■ DATA IN THIS EXERCISE:
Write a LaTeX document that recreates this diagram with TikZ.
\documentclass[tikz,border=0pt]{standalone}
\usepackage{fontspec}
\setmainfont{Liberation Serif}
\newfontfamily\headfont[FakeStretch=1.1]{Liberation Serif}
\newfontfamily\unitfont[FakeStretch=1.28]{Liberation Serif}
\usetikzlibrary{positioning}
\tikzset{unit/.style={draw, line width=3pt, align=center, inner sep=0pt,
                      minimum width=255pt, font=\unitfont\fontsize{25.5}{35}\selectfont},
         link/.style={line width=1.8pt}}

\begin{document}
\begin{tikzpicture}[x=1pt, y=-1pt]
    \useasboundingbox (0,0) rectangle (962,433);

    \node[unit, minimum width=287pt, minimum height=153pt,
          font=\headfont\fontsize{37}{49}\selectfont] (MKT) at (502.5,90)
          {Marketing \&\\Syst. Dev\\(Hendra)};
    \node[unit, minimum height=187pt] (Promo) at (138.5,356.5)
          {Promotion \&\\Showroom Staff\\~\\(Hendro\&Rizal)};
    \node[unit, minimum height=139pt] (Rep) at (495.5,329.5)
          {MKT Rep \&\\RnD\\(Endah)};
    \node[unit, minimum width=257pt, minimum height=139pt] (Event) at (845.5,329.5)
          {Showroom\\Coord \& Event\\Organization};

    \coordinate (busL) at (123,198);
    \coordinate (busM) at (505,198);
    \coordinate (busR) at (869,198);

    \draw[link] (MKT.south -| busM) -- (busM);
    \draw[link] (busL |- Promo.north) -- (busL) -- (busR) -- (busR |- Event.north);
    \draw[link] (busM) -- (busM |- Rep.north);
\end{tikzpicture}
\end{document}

--

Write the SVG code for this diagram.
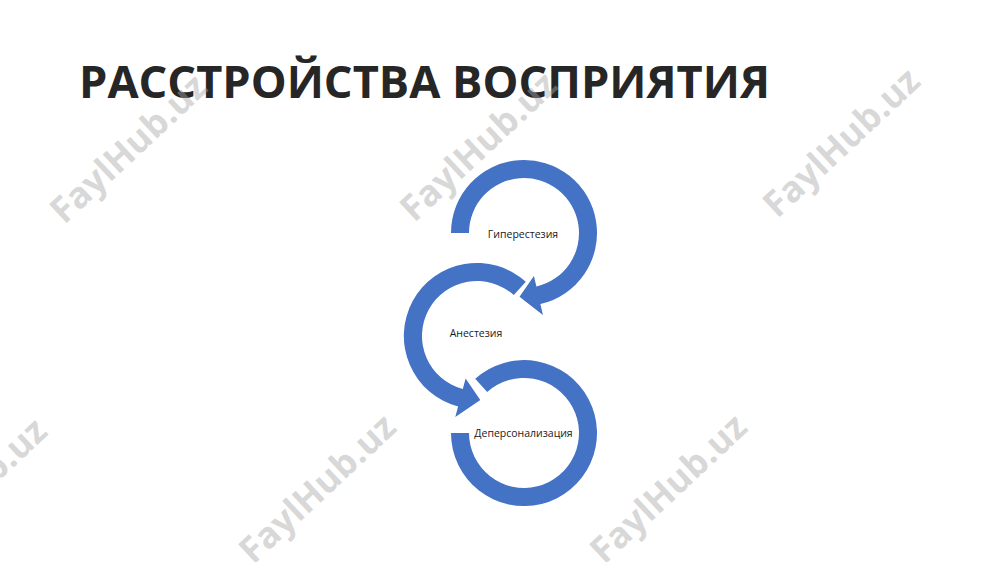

...

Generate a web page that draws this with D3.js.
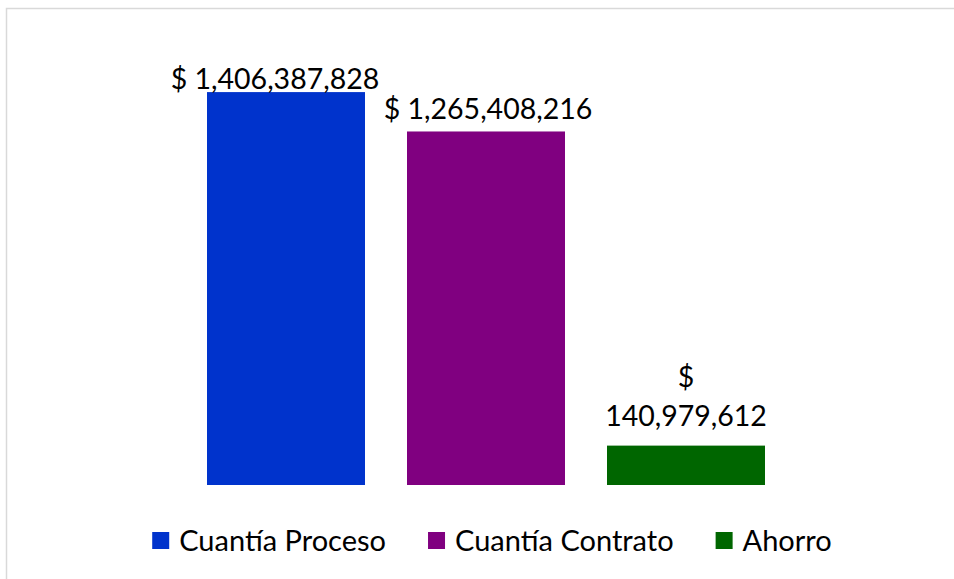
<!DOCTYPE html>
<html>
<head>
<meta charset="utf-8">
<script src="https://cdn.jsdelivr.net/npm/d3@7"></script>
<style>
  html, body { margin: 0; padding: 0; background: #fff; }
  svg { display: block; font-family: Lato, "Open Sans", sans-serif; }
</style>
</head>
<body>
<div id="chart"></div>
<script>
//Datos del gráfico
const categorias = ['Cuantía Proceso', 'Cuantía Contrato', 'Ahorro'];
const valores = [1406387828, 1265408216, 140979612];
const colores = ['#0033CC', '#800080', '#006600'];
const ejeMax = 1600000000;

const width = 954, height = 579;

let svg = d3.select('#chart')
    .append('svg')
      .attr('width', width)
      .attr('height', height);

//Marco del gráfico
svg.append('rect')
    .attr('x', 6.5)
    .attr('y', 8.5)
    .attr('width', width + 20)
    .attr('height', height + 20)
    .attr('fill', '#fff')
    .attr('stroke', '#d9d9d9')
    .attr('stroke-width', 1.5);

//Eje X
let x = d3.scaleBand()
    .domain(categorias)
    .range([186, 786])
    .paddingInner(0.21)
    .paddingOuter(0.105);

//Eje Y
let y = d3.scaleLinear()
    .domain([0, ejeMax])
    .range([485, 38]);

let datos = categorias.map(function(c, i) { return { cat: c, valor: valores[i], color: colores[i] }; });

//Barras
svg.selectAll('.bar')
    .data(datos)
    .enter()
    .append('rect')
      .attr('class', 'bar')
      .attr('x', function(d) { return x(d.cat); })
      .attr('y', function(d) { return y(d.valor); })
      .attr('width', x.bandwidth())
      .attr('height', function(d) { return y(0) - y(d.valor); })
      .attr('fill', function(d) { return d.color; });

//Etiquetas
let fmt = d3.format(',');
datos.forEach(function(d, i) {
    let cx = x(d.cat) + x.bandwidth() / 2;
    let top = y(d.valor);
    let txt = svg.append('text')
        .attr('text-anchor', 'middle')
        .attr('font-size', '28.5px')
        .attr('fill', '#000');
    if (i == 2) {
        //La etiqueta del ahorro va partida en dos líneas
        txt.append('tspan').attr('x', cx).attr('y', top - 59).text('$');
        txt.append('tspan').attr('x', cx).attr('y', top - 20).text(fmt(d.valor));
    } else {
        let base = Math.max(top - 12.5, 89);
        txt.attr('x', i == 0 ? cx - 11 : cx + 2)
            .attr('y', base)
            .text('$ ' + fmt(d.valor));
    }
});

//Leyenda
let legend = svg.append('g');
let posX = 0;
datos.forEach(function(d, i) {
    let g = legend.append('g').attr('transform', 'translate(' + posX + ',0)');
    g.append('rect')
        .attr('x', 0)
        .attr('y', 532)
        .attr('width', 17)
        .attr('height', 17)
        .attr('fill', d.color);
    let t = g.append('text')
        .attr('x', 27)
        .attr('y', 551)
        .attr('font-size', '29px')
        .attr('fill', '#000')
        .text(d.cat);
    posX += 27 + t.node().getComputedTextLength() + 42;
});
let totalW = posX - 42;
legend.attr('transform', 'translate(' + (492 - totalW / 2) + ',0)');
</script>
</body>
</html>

■ GIVEN PROBLEM: Exclude any pictures, and restate word for word the lines from the one containing "Generate a web" through the one containing "let datos = categorias.map(function(c, i)", both included.

■ PROBLEM SOLUTION:
Generate a web page that draws this with D3.js.
<!DOCTYPE html>
<html>
<head>
<meta charset="utf-8">
<script src="https://cdn.jsdelivr.net/npm/d3@7"></script>
<style>
  html, body { margin: 0; padding: 0; background: #fff; }
  svg { display: block; font-family: Lato, "Open Sans", sans-serif; }
</style>
</head>
<body>
<div id="chart"></div>
<script>
//Datos del gráfico
const categorias = ['Cuantía Proceso', 'Cuantía Contrato', 'Ahorro'];
const valores = [1406387828, 1265408216, 140979612];
const colores = ['#0033CC', '#800080', '#006600'];
const ejeMax = 1600000000;

const width = 954, height = 579;

let svg = d3.select('#chart')
    .append('svg')
      .attr('width', width)
      .attr('height', height);

//Marco del gráfico
svg.append('rect')
    .attr('x', 6.5)
    .attr('y', 8.5)
    .attr('width', width + 20)
    .attr('height', height + 20)
    .attr('fill', '#fff')
    .attr('stroke', '#d9d9d9')
    .attr('stroke-width', 1.5);

//Eje X
let x = d3.scaleBand()
    .domain(categorias)
    .range([186, 786])
    .paddingInner(0.21)
    .paddingOuter(0.105);

//Eje Y
let y = d3.scaleLinear()
    .domain([0, ejeMax])
    .range([485, 38]);

let datos = categorias.map(function(c, i) { return { cat: c, valor: valores[i], color: colores[i] }; });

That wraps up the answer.